In Central America, families whose children end up in the juvenile justice system didn’t get there by accident.
They are almost always the same families, the poorest, the most exposed to violence, the farthest from real opportunity. The ones who grew up in places where the State never showed up, except to lock up their children.
The State didn’t invest in them. But it does invest in detaining their kids.
In January and February, we supported family reunifications in juvenile detention centers in Honduras. More than 15 young people received visits from their families, many for the first time.
In one group we accompanied, 4 out of 5 families were visiting for the first time. Three of those parents cannot read or write.
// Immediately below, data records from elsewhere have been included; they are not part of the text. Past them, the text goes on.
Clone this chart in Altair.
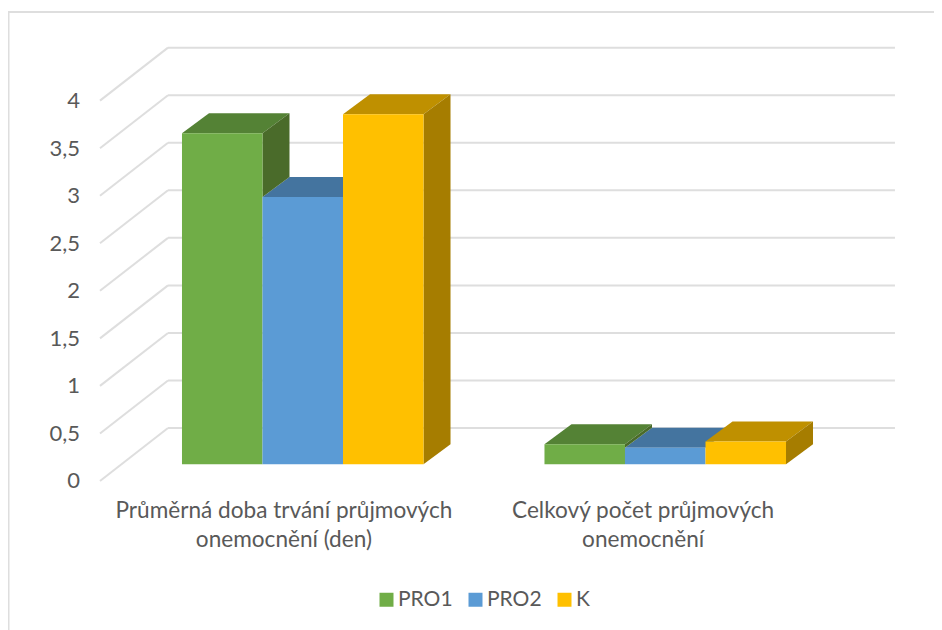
import altair as alt
import pandas as pd

categories = ["Průměrná doba trvání průjmových\nonemocnění (den)", "Celkový počet průjmových\nonemocnění"]
series = ["PRO1", "PRO2", "K"]
pro1 = [3.48, 0.21]
pro2 = [2.81, 0.175]
k = [3.68, 0.24]
values = {"PRO1": pro1, "PRO2": pro2, "K": k}
ticks = [0, 0.5, 1, 1.5, 2, 2.5, 3, 3.5, 4]
front = ["#70AD47", "#5B9BD5", "#FFC000"]
top = ["#548235", "#44749F", "#BF9000"]
side = ["#4A6B2A", "#3C6A92", "#A67D00"]

W, H = 926, 622
X_DOM = [-0.8131, 1.7414]
Y_DOM = [-1.567, 4.974]
BAR_W = 0.2221
BAR_BASE = 0.1756
BAR_DX = 0.0745
BAR_DY = 0.2103
WALL_X0 = -0.5593
WALL_X1 = -0.3717
WALL_X2 = 1.6337
WALL_DY = 0.557
LABEL_X = [-0.052, 0.939]

GRID = "#DEDEDE"
TXT = "#595959"
FONT = "Lato"

xs = alt.Scale(domain=X_DOM, range=[0, W], nice=False, zero=False)
ys = alt.Scale(domain=Y_DOM, range=[H, 0], nice=False, zero=False)
y_axis = alt.Axis(
    values=ticks, domain=False, ticks=False, grid=False, labelPadding=0, title=None,
    offset=-71.5, labelFontSize=22, labelFont=FONT, labelColor=TXT,
    labelExpr="replace(format(datum.value, '.1~f'), '.', ',')")
X = lambda f="x": alt.X(f"{f}:Q", scale=xs, axis=None)
Y = lambda f="y": alt.Y(f"{f}:Q", scale=ys, axis=y_axis)

# back-wall gridlines
grid_df = pd.DataFrame({"x": [WALL_X1] * len(ticks), "x2": [WALL_X2] * len(ticks),
                        "y": [t + WALL_DY for t in ticks]})
grid = alt.Chart(grid_df).mark_rule(color=GRID, strokeWidth=2).encode(
    x=X(), x2="x2:Q", y=Y())

# side-wall diagonals
diag_rows = []
for t in ticks:
    diag_rows.append({"x": WALL_X0, "y": t, "tick": t})
    diag_rows.append({"x": WALL_X1, "y": t + WALL_DY, "tick": t})
diag = alt.Chart(pd.DataFrame(diag_rows)).mark_line(color=GRID, strokeWidth=2).encode(
    x=X(), y=Y(), detail="tick:N")

layers = [grid, diag]

# depth faces
for c in range(len(categories)):
    for s in [1, 0, 2]:
        v = values[series[s]][c] + BAR_BASE
        x0 = c + (s - 1.5) * BAR_W
        x1 = x0 + BAR_W
        low = BAR_BASE
        if s < 2:
            low = min(v, values[series[s + 1]][c] + BAR_BASE)
        side_df = pd.DataFrame({"x": [x1, x1 + BAR_DX],
                                "y": [v, v + BAR_DY],
                                "y2": [low, low + BAR_DY]})
        top_df = pd.DataFrame({"x": [x0, x0 + BAR_DX, x1, x1 + BAR_DX],
                               "y": [v, v + BAR_DY, v + BAR_DY, v + BAR_DY],
                               "y2": [v, v, v, v + BAR_DY]})
        layers.append(alt.Chart(top_df).mark_area(color=top[s], opacity=1).encode(x=X(), y=Y(), y2="y2:Q"))
        layers.append(alt.Chart(side_df).mark_area(color=side[s], opacity=1).encode(x=X(), y=Y(), y2="y2:Q"))

# front faces with the legend
rows = []
for c in range(len(categories)):
    for s, name in enumerate(series):
        x0 = c + (s - 1.5) * BAR_W
        rows.append({"series": name, "x": x0, "x2": x0 + BAR_W, "y": values[name][c] + BAR_BASE, "y2": BAR_BASE})
fronts = alt.Chart(pd.DataFrame(rows)).mark_rect().encode(
    x=X(), x2="x2:Q", y=Y(), y2="y2:Q",
    color=alt.Color("series:N", scale=alt.Scale(domain=series, range=front), legend=alt.Legend(
        title=None, orient="none", legendX=368, legendY=581, direction="horizontal", columns=3,
        symbolType="square", symbolSize=196, symbolStrokeWidth=0, labelFont=FONT, labelFontSize=21,
        labelColor=TXT, labelOffset=1, columnPadding=12, symbolOpacity=1)))
layers.append(fronts)

# category labels
cat_df = pd.DataFrame({"x": LABEL_X, "y": [-0.32] * len(categories), "label": categories})
cat = alt.Chart(cat_df).mark_text(font=FONT, fontSize=22.6, color=TXT, lineBreak="\n", lineHeight=29,
                                  align="center", baseline="middle").encode(
    x=X(), y=Y(), text="label:N")
layers.append(cat)

# chart frame
frame_top = alt.Chart(pd.DataFrame({"a": [0]})).mark_rule(color=GRID, strokeWidth=2).encode(
    x=alt.value(0), x2=alt.value(W), y=alt.value(4))
frame_left = alt.Chart(pd.DataFrame({"a": [0]})).mark_rule(color=GRID, strokeWidth=2).encode(
    x=alt.value(0.5), y=alt.value(4), y2=alt.value(H))
layers += [frame_top, frame_left]

chart = alt.layer(*layers).properties(
    width=W, height=H, background="white", padding=0,
    autosize=alt.AutoSizeParams(type="none")
).configure_view(stroke=None)

chart.save("out.html", embed_options={"renderer": "svg", "actions": False})
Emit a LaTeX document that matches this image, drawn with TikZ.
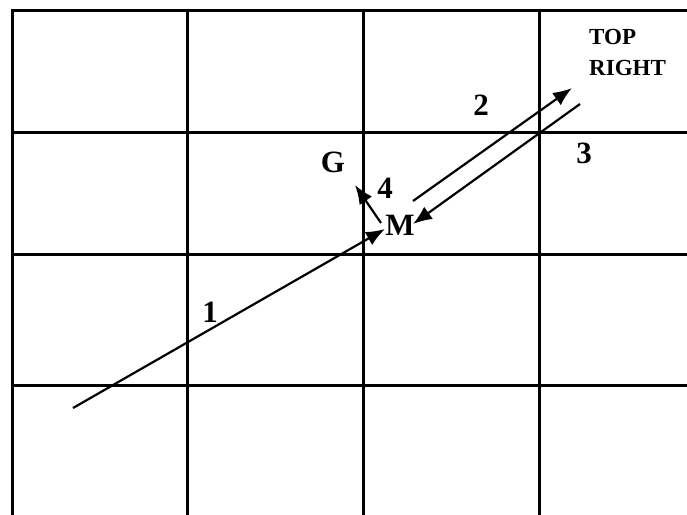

Coordinating just one visit took weeks. No access to bank transfers. Fear of getting lost. Inability to read directions.
And this is not unusual.
Some young people are in detention partly because their families didn’t show up to a hearing. But no one asked why.
- They live far away.
- They were notified last minute.
- They didn’t have bus fare.
- They can’t read the paperwork.
- They’re afraid to travel alone.
Multiple barriers. No questions asked.
One mother arrived having not eaten, head down, deeply ashamed. By the end of the session, she understood something powerful: her presence matters. She does not need to carry shame for what happened to her son.
A grandmother arrived late, exhausted, after getting lost on the way. But she came. Because she said, “If I don’t go, no one will.”
That’s what the system never measures, the invisible effort of families who carry everything: poverty, illiteracy, fear, and still show up.
At JJAI, we remain convinced that family connection is one of the most powerful factors in a young person’s process.
Not as a symbolic gesture. As a real tool for change.
That’s why we mobilize resources so families can travel. Why we coordinate, call, explain, and accompany.
Why we create spaces where a mother who cannot read can still understand that she has rights. That her child has rights. That her presence is not optional, it is essential.
As long as governments fail to invest in real opportunities for the most vulnerable families, the cycle will continue: poverty, violence, detention, abandonment.
Breaking that cycle starts with something simple:
Asking why the family didn’t show up. We keep trying.